Esta liderança de mercado em Portugal, que pesa dois terços do negócio da Fidelidade, é única na Europa. Tem cerca de 30% de quota, quase o dobro da segunda maior, o Grupo Ageas, e quase o triplo da terceira maior, a Generali Tranquilidade. Conta para distribuição de seguros com 3.000 agentes, mais de metade exclusivos e, para vender ramo Vida, tem um acordo de bancassurance com a maior rede bancária do país, a da sua acionista CGD.
E é líder num mercado português cujo crescimento nos ramos Não Vida tem uma correlação conhecida com o crescimento do PIB, com os seguros de Vida Risco, bastante ligados ao desenvolvimento do crédito à habitação e ao consumo, e menos vulnerável aos seguros financeiros, negócio em que as seguradoras têm apenas ganhos de comissão de gestão e dos rendimentos dos investimentos realizados com o dinheiro dos segurados.
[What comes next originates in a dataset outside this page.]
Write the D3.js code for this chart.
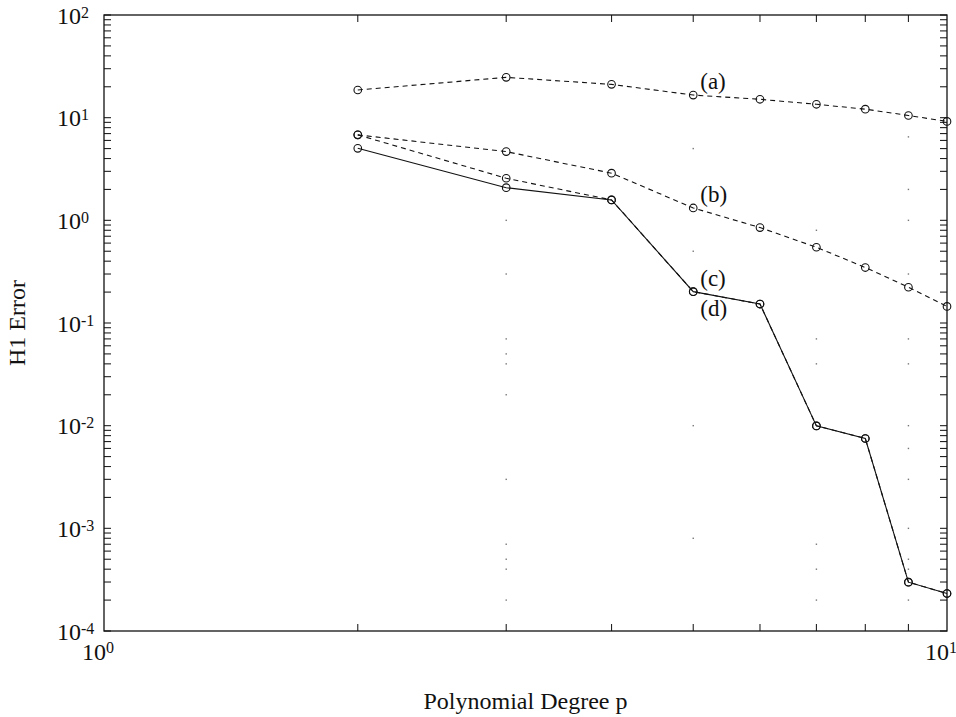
<!DOCTYPE html>
<html>
<head>
<meta charset="utf-8">
<script src="https://cdn.jsdelivr.net/npm/d3@7"></script>
<style>
  body { margin: 0; background: #fff; }
  text { font-family: "Liberation Serif", "DejaVu Serif", serif; fill: #111; }
</style>
</head>
<body>
<script>
// polynomial degree p
const degrees = [2, 3, 4, 5, 6, 7, 8, 9, 10];

// H1 error for each run
const errA = [18.6, 24.7, 21.1, 16.6, 15.1, 13.5, 12.1, 10.5, 9.2];
const errB = [6.8, 4.67, 2.88, 1.32, 0.85, 0.547, 0.347, 0.223, 0.145];
const errC = [6.8, 2.57, 1.58, 0.202, 0.153, 0.00995, 0.0075, 0.000299, 0.000232];
const errD = [5.03, 2.08, 1.58, 0.202, 0.153, 0.00995, 0.0075, 0.000299, 0.000232];

const seriesNames = ["(a)", "(b)", "(c)", "(d)"];
const labelAt = 5; // labels sit next to the p = 5 point

// faint remains of a dotted grid, [p, error]
const gridDots = [
  [3, 1], [3, 0.3], [3, 0.07], [3, 0.05], [3, 0.04], [3, 0.02], [3, 0.003],
  [3, 0.0007], [3, 0.0005], [3, 0.0004], [3, 0.0002],
  [5, 5], [5, 0.5], [5, 0.01], [5, 0.0008],
  [7, 0.8], [7, 0.07], [7, 0.04], [7, 0.0007], [7, 0.0004], [7, 0.0002],
  [9, 6.5], [9, 2], [9, 1], [9, 0.3], [9, 0.07], [9, 0.04], [9, 0.01], [9, 0.006],
  [9, 0.003], [9, 0.001], [9, 0.0005], [9, 0.0004], [9, 0.0002]
];

const xDecades = [1, 10];
const yDecades = [1e-4, 1e-3, 1e-2, 1e-1, 1, 10, 100];

const width = 956, height = 717;
const margin = {top: 15, right: 9, bottom: 86, left: 104};

const x = d3.scaleLog().domain([1, 10]).range([margin.left, width - margin.right]);
const y = d3.scaleLog().domain([1e-4, 1e2]).range([height - margin.bottom, margin.top]);

const svg = d3.select("body").append("svg")
  .attr("width", width)
  .attr("height", height);

const x0 = x.range()[0], x1 = x.range()[1];
const y0 = y.range()[0], y1 = y.range()[1];
const tickLen = 7;

// ----- grid dots -----
svg.append("g")
  .selectAll("rect")
  .data(gridDots)
  .join("rect")
    .attr("x", d => x(d[0]) - 0.7)
    .attr("y", d => y(d[1]) - 0.7)
    .attr("width", 1.4)
    .attr("height", 1.4)
    .attr("fill", "#777");

// ----- minor / major ticks, all pointing inward -----
const xMinor = d3.range(2, 10);
const yTicks = [];
yDecades.slice(0, -1).forEach(dec => {
  for (let k = 1; k < 10; k++) yTicks.push(dec * k);
});
yTicks.push(100);

const ticks = svg.append("g").attr("stroke", "#222").attr("stroke-width", 1.1);

ticks.selectAll(".xb").data(xMinor).join("line")
  .attr("x1", d => x(d)).attr("x2", d => x(d))
  .attr("y1", y0).attr("y2", y0 - tickLen);
ticks.selectAll(".xt").data(xMinor).join("line")
  .attr("x1", d => x(d)).attr("x2", d => x(d))
  .attr("y1", y1).attr("y2", y1 + tickLen);
ticks.selectAll(".yl").data(yTicks).join("line")
  .attr("x1", x0).attr("x2", x0 + tickLen)
  .attr("y1", d => y(d)).attr("y2", d => y(d));
ticks.selectAll(".yr").data(yTicks).join("line")
  .attr("x1", x1).attr("x2", x1 - tickLen)
  .attr("y1", d => y(d)).attr("y2", d => y(d));

// frame
svg.append("rect")
  .attr("x", x0).attr("y", y1)
  .attr("width", x1 - x0).attr("height", y0 - y1)
  .attr("fill", "none")
  .attr("stroke", "#111")
  .attr("stroke-width", 1.3);

// ----- tick labels as 10^n -----
const yLab = svg.append("g").attr("font-size", 24);
yDecades.forEach(v => {
  const t = yLab.append("text")
    .attr("x", 57)
    .attr("y", y(v) + 8.5);
  t.append("tspan").text("10");
  t.append("tspan").attr("font-size", 16).attr("dy", -6).text(Math.round(Math.log10(v)));
});

const xLab = svg.append("g").attr("font-size", 24);
xDecades.forEach(v => {
  const t = xLab.append("text")
    .attr("x", x(v) - 22)
    .attr("y", 660);
  t.append("tspan").text("10");
  t.append("tspan").attr("font-size", 16).attr("dy", -7).text(Math.round(Math.log10(v)));
});

// axis titles
svg.append("text")
  .attr("x", (x0 + x1) / 2)
  .attr("y", 709)
  .attr("text-anchor", "middle")
  .attr("font-size", 24)
  .text("Polynomial Degree p");

svg.append("text")
  .attr("transform", `translate(25,${(y0 + y1) / 2}) rotate(-90)`)
  .attr("text-anchor", "middle")
  .attr("font-size", 24)
  .text("H1 Error");

// ----- series -----
const allSeries = [errA, errB, errC, errD];
const dashes = ["5,4", "5,4", "5,4", null];

const line = d3.line()
  .x((d, i) => x(degrees[i]))
  .y(d => y(d));

const plot = svg.append("g");

allSeries.forEach((s, k) => {
  plot.append("path")
    .datum(s)
    .attr("d", line)
    .attr("fill", "none")
    .attr("stroke", "#111")
    .attr("stroke-width", 1.1)
    .attr("stroke-dasharray", dashes[k]);

  plot.append("g")
    .selectAll("circle")
    .data(s)
    .join("circle")
      .attr("cx", (d, i) => x(degrees[i]))
      .attr("cy", d => y(d))
      .attr("r", 3.8)
      .attr("fill", "none")
      .attr("stroke", "#111")
      .attr("stroke-width", 1.1);
});

// (a)..(d) labels
const li = degrees.indexOf(labelAt);
const labelDy = [-6, -6, -6, 24];
allSeries.forEach((s, k) => {
  svg.append("text")
    .attr("x", x(labelAt) + 7)
    .attr("y", y(s[li]) + labelDy[k])
    .attr("font-size", 23)
    .text(seriesNames[k]);
});
</script>
</body>
</html>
E são 17,1 mil milhões de euros de ativos que tem sob gestão.
O negócio internacional já conta para 33% dos prémios da Fidelidade e dos 180 milhões de euros de resultados líquidos obtido em 2023, 80 milhões vieram de Portugal, deixando – por exclusão de partes – pressupor que 100 milhões já resultaram das unidades do grupo no estrangeiro, com especial destaque na América Latina.
“Queremos continuar a crescer internacionalmente, quer através do reforço das operações atuais, promovendo maiores sinergias e a melhoria da rentabilidade, quer mediante o acompanhamento de novas oportunidades de crescimento que possam surgir”, afirma a Comissão Executiva da Fidelidade.
Crescer lucros em 13 geografias
Presente em 13 países, a Fidelidade tem nos mercados da América Latina a sua maior base de crescimento.
No Perú, através da La Positiva, ocupa o 4º lugar do ranking local com uma quota de 13,2% do mercado e três milhões de clientes. É líder na Bolívia, com a Allianza, que representa 18,5% de quota de mercado, tem a Alianza Garantia no Paraguai e no Chile criou de raiz, em 2020, a FID que está a ser tratada, tecnológica e estrategicamente, como uma seguradora de laboratório.
Em África, com a Fidelidade Angola tem 12,4% do mercado e é a terceira maior em Moçambique, onde detém 70% da Fidelidade Ímpar e controla 15,1% do mercado. Tem ainda a Garantia em Cabo Verde e, junto do seu acionista Fosun, explora a Fidelidade Macau.
Em Portugal, desenvolve negócios através Fidelidade, Via Directa (Ok! Seguros), Multicare, Fidelidade Assistência e outras empresas especializadas. Tem forte presença no imobiliário com a Fidelidade Property e a SGOIC, e na gestão de ativos com a Tenax, em Londres, e a TPS, no Luxemburgo. E claro, tem 99% do capital da Luz Saúde, participação com valor estimado de mil milhões de euros.
Na procura da lucros, a Fidelidade apresentou uma rentabilidade de capitais próprios de 6,9% em 2023 e o seu rácio combinado baixou de 98% para 93,8% (quanto menor que 100%, melhor a rentabilidade do negócio segurador). Tem 8.700 colaboradores, dos quais 41% em Portugal. Foi considerada a 4ª melhor seguradora no mundo e segunda da Europa em ESG, num ranking estabelecido pela Morningstar Sustainalytics.